▸ EXERCISE AIM: All the data below goes into the copy word for word, but the pictures don't.

- - -

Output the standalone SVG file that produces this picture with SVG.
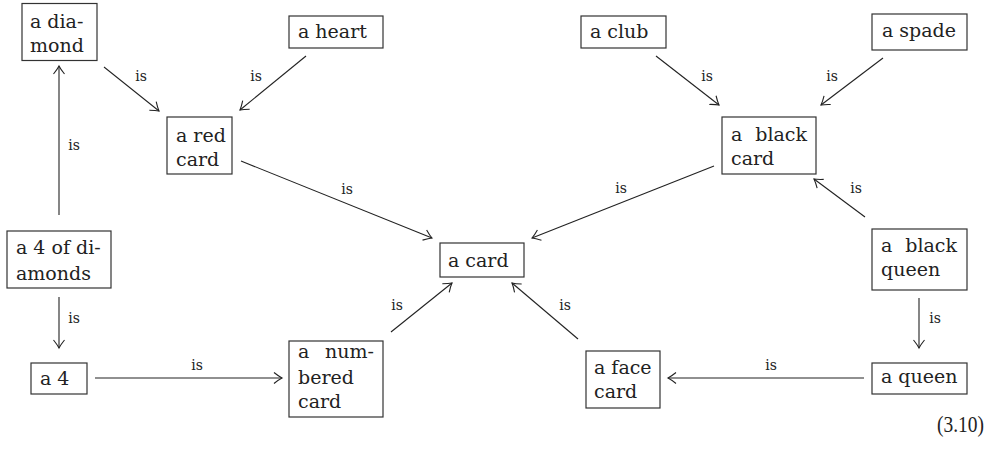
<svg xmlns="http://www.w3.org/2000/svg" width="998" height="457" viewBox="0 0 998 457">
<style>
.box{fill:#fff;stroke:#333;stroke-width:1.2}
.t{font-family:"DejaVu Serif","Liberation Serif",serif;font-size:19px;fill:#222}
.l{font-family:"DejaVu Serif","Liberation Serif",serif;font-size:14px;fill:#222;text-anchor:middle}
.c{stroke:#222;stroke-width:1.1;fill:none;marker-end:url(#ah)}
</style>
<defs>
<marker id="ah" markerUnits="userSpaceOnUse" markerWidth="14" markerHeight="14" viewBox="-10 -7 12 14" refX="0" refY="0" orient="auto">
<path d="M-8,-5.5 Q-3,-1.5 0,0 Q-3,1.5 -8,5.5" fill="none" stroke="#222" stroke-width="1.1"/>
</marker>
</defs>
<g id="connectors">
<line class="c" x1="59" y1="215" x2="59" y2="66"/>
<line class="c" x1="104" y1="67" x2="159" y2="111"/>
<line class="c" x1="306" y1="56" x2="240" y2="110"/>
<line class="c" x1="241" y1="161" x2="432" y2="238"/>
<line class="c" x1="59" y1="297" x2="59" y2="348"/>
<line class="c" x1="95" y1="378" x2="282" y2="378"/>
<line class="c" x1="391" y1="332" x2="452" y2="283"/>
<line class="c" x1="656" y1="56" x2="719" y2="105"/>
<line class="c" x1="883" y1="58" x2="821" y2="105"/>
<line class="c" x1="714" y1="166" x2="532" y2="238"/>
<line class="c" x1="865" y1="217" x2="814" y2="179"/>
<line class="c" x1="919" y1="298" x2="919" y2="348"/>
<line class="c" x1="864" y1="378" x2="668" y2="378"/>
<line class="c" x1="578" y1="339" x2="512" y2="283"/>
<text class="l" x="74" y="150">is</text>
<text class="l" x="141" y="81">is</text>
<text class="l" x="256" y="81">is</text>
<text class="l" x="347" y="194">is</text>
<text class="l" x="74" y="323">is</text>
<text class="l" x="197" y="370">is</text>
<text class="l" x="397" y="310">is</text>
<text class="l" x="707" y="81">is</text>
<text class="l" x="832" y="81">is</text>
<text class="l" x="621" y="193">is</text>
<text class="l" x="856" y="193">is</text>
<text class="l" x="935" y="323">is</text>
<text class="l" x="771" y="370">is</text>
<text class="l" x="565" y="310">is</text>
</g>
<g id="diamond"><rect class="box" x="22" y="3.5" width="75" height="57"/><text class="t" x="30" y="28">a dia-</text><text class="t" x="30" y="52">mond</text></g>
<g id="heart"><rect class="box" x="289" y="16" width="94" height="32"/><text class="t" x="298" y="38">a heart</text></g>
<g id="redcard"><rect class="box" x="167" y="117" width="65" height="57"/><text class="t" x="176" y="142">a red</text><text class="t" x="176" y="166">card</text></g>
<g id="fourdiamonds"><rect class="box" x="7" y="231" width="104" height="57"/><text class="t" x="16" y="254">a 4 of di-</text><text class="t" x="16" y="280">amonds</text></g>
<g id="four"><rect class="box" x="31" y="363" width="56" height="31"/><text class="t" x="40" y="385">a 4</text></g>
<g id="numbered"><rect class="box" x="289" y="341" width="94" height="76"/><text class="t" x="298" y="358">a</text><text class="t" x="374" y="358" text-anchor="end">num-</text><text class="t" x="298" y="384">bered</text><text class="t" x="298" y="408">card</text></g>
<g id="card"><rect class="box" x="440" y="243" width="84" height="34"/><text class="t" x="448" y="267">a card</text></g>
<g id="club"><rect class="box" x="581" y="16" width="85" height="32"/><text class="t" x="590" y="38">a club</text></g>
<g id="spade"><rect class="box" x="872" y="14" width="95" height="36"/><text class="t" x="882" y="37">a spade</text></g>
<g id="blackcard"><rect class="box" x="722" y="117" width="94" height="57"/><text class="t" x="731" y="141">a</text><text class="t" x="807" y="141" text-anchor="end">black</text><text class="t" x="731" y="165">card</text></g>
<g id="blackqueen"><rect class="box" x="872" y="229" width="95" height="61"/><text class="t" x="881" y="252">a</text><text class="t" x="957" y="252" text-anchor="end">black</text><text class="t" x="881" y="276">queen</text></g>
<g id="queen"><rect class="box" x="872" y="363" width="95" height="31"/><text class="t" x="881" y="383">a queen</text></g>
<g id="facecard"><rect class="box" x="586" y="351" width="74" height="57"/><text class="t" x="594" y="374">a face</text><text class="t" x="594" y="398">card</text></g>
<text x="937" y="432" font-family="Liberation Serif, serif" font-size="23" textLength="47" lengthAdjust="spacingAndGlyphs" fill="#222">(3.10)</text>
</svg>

- - -

▸ COMPLETE OUTPUT:
Output the standalone SVG file that produces this picture with SVG.
<svg xmlns="http://www.w3.org/2000/svg" width="998" height="457" viewBox="0 0 998 457">
<style>
.box{fill:#fff;stroke:#333;stroke-width:1.2}
.t{font-family:"DejaVu Serif","Liberation Serif",serif;font-size:19px;fill:#222}
.l{font-family:"DejaVu Serif","Liberation Serif",serif;font-size:14px;fill:#222;text-anchor:middle}
.c{stroke:#222;stroke-width:1.1;fill:none;marker-end:url(#ah)}
</style>
<defs>
<marker id="ah" markerUnits="userSpaceOnUse" markerWidth="14" markerHeight="14" viewBox="-10 -7 12 14" refX="0" refY="0" orient="auto">
<path d="M-8,-5.5 Q-3,-1.5 0,0 Q-3,1.5 -8,5.5" fill="none" stroke="#222" stroke-width="1.1"/>
</marker>
</defs>
<g id="connectors">
<line class="c" x1="59" y1="215" x2="59" y2="66"/>
<line class="c" x1="104" y1="67" x2="159" y2="111"/>
<line class="c" x1="306" y1="56" x2="240" y2="110"/>
<line class="c" x1="241" y1="161" x2="432" y2="238"/>
<line class="c" x1="59" y1="297" x2="59" y2="348"/>
<line class="c" x1="95" y1="378" x2="282" y2="378"/>
<line class="c" x1="391" y1="332" x2="452" y2="283"/>
<line class="c" x1="656" y1="56" x2="719" y2="105"/>
<line class="c" x1="883" y1="58" x2="821" y2="105"/>
<line class="c" x1="714" y1="166" x2="532" y2="238"/>
<line class="c" x1="865" y1="217" x2="814" y2="179"/>
<line class="c" x1="919" y1="298" x2="919" y2="348"/>
<line class="c" x1="864" y1="378" x2="668" y2="378"/>
<line class="c" x1="578" y1="339" x2="512" y2="283"/>
<text class="l" x="74" y="150">is</text>
<text class="l" x="141" y="81">is</text>
<text class="l" x="256" y="81">is</text>
<text class="l" x="347" y="194">is</text>
<text class="l" x="74" y="323">is</text>
<text class="l" x="197" y="370">is</text>
<text class="l" x="397" y="310">is</text>
<text class="l" x="707" y="81">is</text>
<text class="l" x="832" y="81">is</text>
<text class="l" x="621" y="193">is</text>
<text class="l" x="856" y="193">is</text>
<text class="l" x="935" y="323">is</text>
<text class="l" x="771" y="370">is</text>
<text class="l" x="565" y="310">is</text>
</g>
<g id="diamond"><rect class="box" x="22" y="3.5" width="75" height="57"/><text class="t" x="30" y="28">a dia-</text><text class="t" x="30" y="52">mond</text></g>
<g id="heart"><rect class="box" x="289" y="16" width="94" height="32"/><text class="t" x="298" y="38">a heart</text></g>
<g id="redcard"><rect class="box" x="167" y="117" width="65" height="57"/><text class="t" x="176" y="142">a red</text><text class="t" x="176" y="166">card</text></g>
<g id="fourdiamonds"><rect class="box" x="7" y="231" width="104" height="57"/><text class="t" x="16" y="254">a 4 of di-</text><text class="t" x="16" y="280">amonds</text></g>
<g id="four"><rect class="box" x="31" y="363" width="56" height="31"/><text class="t" x="40" y="385">a 4</text></g>
<g id="numbered"><rect class="box" x="289" y="341" width="94" height="76"/><text class="t" x="298" y="358">a</text><text class="t" x="374" y="358" text-anchor="end">num-</text><text class="t" x="298" y="384">bered</text><text class="t" x="298" y="408">card</text></g>
<g id="card"><rect class="box" x="440" y="243" width="84" height="34"/><text class="t" x="448" y="267">a card</text></g>
<g id="club"><rect class="box" x="581" y="16" width="85" height="32"/><text class="t" x="590" y="38">a club</text></g>
<g id="spade"><rect class="box" x="872" y="14" width="95" height="36"/><text class="t" x="882" y="37">a spade</text></g>
<g id="blackcard"><rect class="box" x="722" y="117" width="94" height="57"/><text class="t" x="731" y="141">a</text><text class="t" x="807" y="141" text-anchor="end">black</text><text class="t" x="731" y="165">card</text></g>
<g id="blackqueen"><rect class="box" x="872" y="229" width="95" height="61"/><text class="t" x="881" y="252">a</text><text class="t" x="957" y="252" text-anchor="end">black</text><text class="t" x="881" y="276">queen</text></g>
<g id="queen"><rect class="box" x="872" y="363" width="95" height="31"/><text class="t" x="881" y="383">a queen</text></g>
<g id="facecard"><rect class="box" x="586" y="351" width="74" height="57"/><text class="t" x="594" y="374">a face</text><text class="t" x="594" y="398">card</text></g>
<text x="937" y="432" font-family="Liberation Serif, serif" font-size="23" textLength="47" lengthAdjust="spacingAndGlyphs" fill="#222">(3.10)</text>
</svg>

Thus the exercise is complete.